Utah’s Oldest Town
If you’ve lived in Utah your entire life like I have, you probably think you know everything there is to know about Utah. It’s located on the lands of five indigenous tribes the Utes, Navajo, Paiute, Goshute, and Shoshone, it has the Salt Flats, many national parks, and a sometimes-smelly lake called the Great Salt Lake.
But the other day I was wondering what the oldest town in Utah is. I thought maybe it would be someplace around Salt Lake City or possibly someplace like Fillmore (the original state capitol). As it turns out, the oldest town in Utah is Ogden.
According to the Utah History Encyclopedia, Ogden was founded in 1845 by Miles Goodyear, a mountain man working in the northern Utah area. Goodyear offered his fort and claim to the Mormons which they bought in 1847. For context, Utah became the 45th state in 1896 and Vernal(located in eastern Utah) wasn’t incorporated until 1897.

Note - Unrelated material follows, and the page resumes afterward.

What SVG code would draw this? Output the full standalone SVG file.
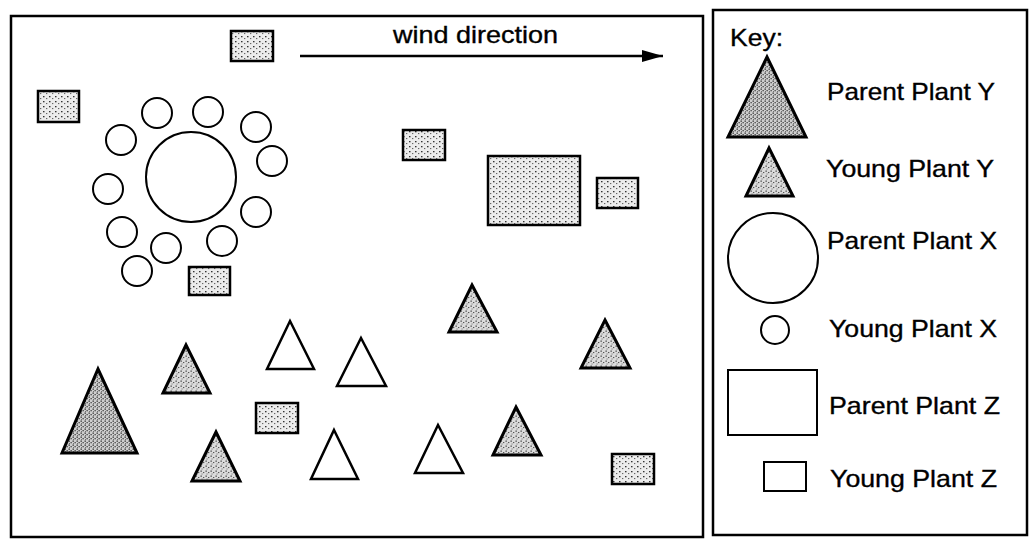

Ogden got its name in 1851 from the Hudson’s Bay Company trapper Peter Skene Ogden, who was trapping around the Ogden area in 1825. In 1869 when the transcontinental railroad was completed the community changed drastically when Brigham Young and the rest of the Mormon leadership made an agreement with the Union Pacific and Central Pacific railroad companies that Ogden would be the main terminal of the transcontinental line in order to establish political and economic control away from the increasing non-Mormon community.
Ogden is now home to Weber State University, is located near Hill Air Force Base, and is surrounded by things for people who are into the outdoors to do.
So, there you have it, you now know the oldest town in Utah. Go forth with all your big brain knowledge.